Figure scripts:
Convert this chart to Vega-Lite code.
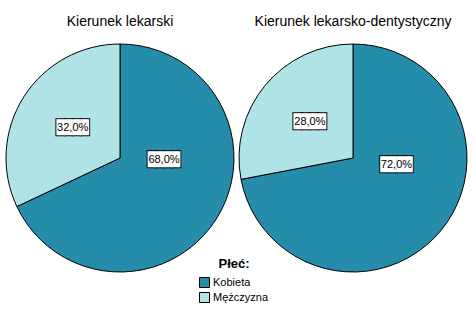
{
  "$schema": "https://vega.github.io/schema/vega-lite/v6.json",
  "data": {"values": [
    {"kierunek": "Kierunek lekarski", "plec": "Kobieta", "procent": 68, "etykieta": "68,0%"},
    {"kierunek": "Kierunek lekarski", "plec": "Mężczyzna", "procent": 32, "etykieta": "32,0%"},
    {"kierunek": "Kierunek lekarsko-dentystyczny", "plec": "Kobieta", "procent": 72, "etykieta": "72,0%"},
    {"kierunek": "Kierunek lekarsko-dentystyczny", "plec": "Mężczyzna", "procent": 28, "etykieta": "28,0%"}
  ]},
  "padding": {"left": 4, "top": 15, "right": 0, "bottom": 0},
  "spacing": 1,
  "facet": {"column": {"field": "kierunek", "type": "nominal", "title": null,
    "header": {"labelFontSize": 14, "labelFont": "Liberation Sans", "labelColor": "#000", "labelPadding": 6, "labelBaseline": "middle"}}},
  "spec": {
    "width": 228, "height": 228,
    "encoding": {
      "theta": {"field": "procent", "type": "quantitative", "stack": true},
      "order": {"field": "plec", "sort": "ascending"}
    },
    "layer": [
      {"mark": {"type": "arc", "stroke": "#000", "strokeWidth": 1},
       "encoding": {"color": {"field": "plec", "type": "nominal",
         "scale": {"domain": ["Kobieta", "Mężczyzna"], "range": ["#258ca9", "#b0e3e6"]},
         "legend": {"title": "Płeć:", "orient": "none", "legendX": 193, "legendY": 214,
           "titleFont": "Liberation Sans", "titleFontSize": 13, "titleFontWeight": "bold", "titleColor": "#000",
           "titleAnchor": "middle", "titlePadding": 6,
           "labelFont": "Liberation Sans", "labelFontSize": 11, "labelColor": "#000",
           "symbolType": "square", "symbolSize": 100, "symbolStrokeColor": "#000", "symbolStrokeWidth": 1, "symbolOpacity": 1,
           "labelOffset": 3, "rowPadding": 0}}}},
      {"mark": {"type": "text", "radius": 44, "thetaOffset": -0.53, "font": "DejaVu Sans Mono", "fontSize": 13.5, "fill": "#fff", "stroke": "#000", "strokeWidth": 2, "baseline": "middle", "align": "center"},
       "encoding": {"text": {"condition": {"test": "datum.plec == 'Kobieta'", "value": "████"}, "value": ""}}},
      {"mark": {"type": "text", "radius": 44, "thetaOffset": -0.53, "font": "DejaVu Sans Mono", "fontSize": 13.5, "fill": "#fff", "baseline": "middle", "align": "center"},
       "encoding": {"text": {"condition": {"test": "datum.plec == 'Kobieta'", "value": "████"}, "value": ""}}},
      {"mark": {"type": "text", "radius": 44, "thetaOffset": -0.53, "font": "Liberation Sans", "fontSize": 11, "fill": "#000", "baseline": "middle", "align": "center"},
       "encoding": {"text": {"condition": {"test": "datum.plec == 'Kobieta'", "field": "etykieta"}, "value": ""}}},
      {"mark": {"type": "text", "radius": 56, "font": "DejaVu Sans Mono", "fontSize": 13.5, "fill": "#fff", "stroke": "#000", "strokeWidth": 2, "baseline": "middle", "align": "center"},
       "encoding": {"text": {"condition": {"test": "datum.plec == 'Mężczyzna'", "value": "████"}, "value": ""}}},
      {"mark": {"type": "text", "radius": 56, "font": "DejaVu Sans Mono", "fontSize": 13.5, "fill": "#fff", "baseline": "middle", "align": "center"},
       "encoding": {"text": {"condition": {"test": "datum.plec == 'Mężczyzna'", "value": "████"}, "value": ""}}},
      {"mark": {"type": "text", "radius": 56, "font": "Liberation Sans", "fontSize": 11, "fill": "#000", "baseline": "middle", "align": "center"},
       "encoding": {"text": {"condition": {"test": "datum.plec == 'Mężczyzna'", "field": "etykieta"}, "value": ""}}}
    ]
  },
  "config": {"view": {"stroke": null}, "background": "#ffffff"}
}
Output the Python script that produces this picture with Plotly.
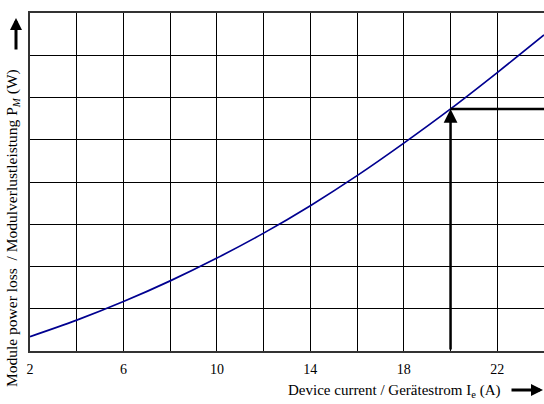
import plotly.graph_objects as go

# Data
device_current = [2, 4, 6, 8, 10, 12, 14, 16, 18, 20, 22, 24]          # A
module_loss = [0.34, 0.73, 1.17, 1.66, 2.20, 2.79, 3.44, 4.15, 4.92, 5.73, 6.59, 7.48]  # grid units (W, unlabeled)
x_tick_vals = [2, 4, 6, 8, 10, 12, 14, 16, 18, 20, 22, 24]
x_tick_text = ["2", "", "6", "", "10", "", "14", "", "18", "", "22", ""]
marker_current = 20
marker_loss = 5.73

FONT = "Liberation Serif, Times New Roman, serif"

fig = go.Figure()
fig.add_trace(go.Scatter(x=device_current, y=module_loss, mode="lines",
                         line=dict(color="#000090", width=1.7, shape="spline"),
                         hoverinfo="skip", showlegend=False))
fig.add_trace(go.Scatter(x=[marker_current, 24], y=[marker_loss, marker_loss], mode="lines",
                         line=dict(color="black", width=2.5), showlegend=False, hoverinfo="skip"))

fig.add_annotation(x=marker_current, y=marker_loss, xref="x", yref="y",
                   ax=marker_current, ay=0, axref="x", ayref="y",
                   text="", showarrow=True, arrowhead=2, arrowsize=1.1, arrowwidth=2.5,
                   arrowcolor="black")

# x title with arrow
fig.add_annotation(x=(394 - 30) / 514, y=(351 - 391) / 338, xref="paper", yref="paper",
                   text="Device current / Gerätestrom I<sub>e</sub> (A)", showarrow=False,
                   font=dict(family=FONT, size=15, color="black"), xanchor="center", yanchor="middle")
fig.add_annotation(x=1.0, y=(351 - 390) / 338, xref="paper", yref="paper",
                   ax=-34, ay=0, text="", showarrow=True, arrowhead=2, arrowsize=0.8, arrowwidth=3,
                   arrowcolor="black")

# y title with arrow
fig.add_annotation(x=(12 - 30) / 514, y=(351 - 228) / 338, xref="paper", yref="paper",
                   text="Module power loss  / Modulverlustleistung P<sub><i>M</i></sub> (W)",
                   textangle=-90, showarrow=False,
                   font=dict(family=FONT, size=15.5, color="black"), xanchor="center", yanchor="middle")
fig.add_annotation(x=(16 - 30) / 514, y=(351 - 18) / 338, xref="paper", yref="paper",
                   ax=0, ay=33, text="", showarrow=True, arrowhead=2, arrowsize=0.8, arrowwidth=3,
                   arrowcolor="black")

fig.update_layout(
    width=544, height=404, autosize=False,
    margin=dict(l=30, r=0, t=13, b=53, autoexpand=False),
    paper_bgcolor="white", plot_bgcolor="white",
    font=dict(family=FONT, size=13, color="black"),
    xaxis=dict(range=[2, 24], tickvals=x_tick_vals, ticktext=x_tick_text,
               tickfont=dict(family=FONT, size=14), ticklabelstandoff=4,
               showgrid=True, gridcolor="black", gridwidth=1,
               showline=True, linecolor="#333", linewidth=2, mirror=True,
               ticks="", zeroline=False, fixedrange=True, automargin=False),
    yaxis=dict(range=[0, 8], dtick=1, showticklabels=False,
               showgrid=True, gridcolor="black", gridwidth=1,
               showline=True, linecolor="#333", linewidth=2, mirror=True,
               ticks="", zeroline=False, fixedrange=True, automargin=False),
)

fig.write_html("out.html", default_width="544px", default_height="404px",
               config={"responsive": False, "displayModeBar": False},
               post_script="document.body.style.margin='0';document.body.style.overflow='hidden';")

[Task brief] Look through the entries above and report the number of lines that contain "with". Write only the number.

[Task output] 3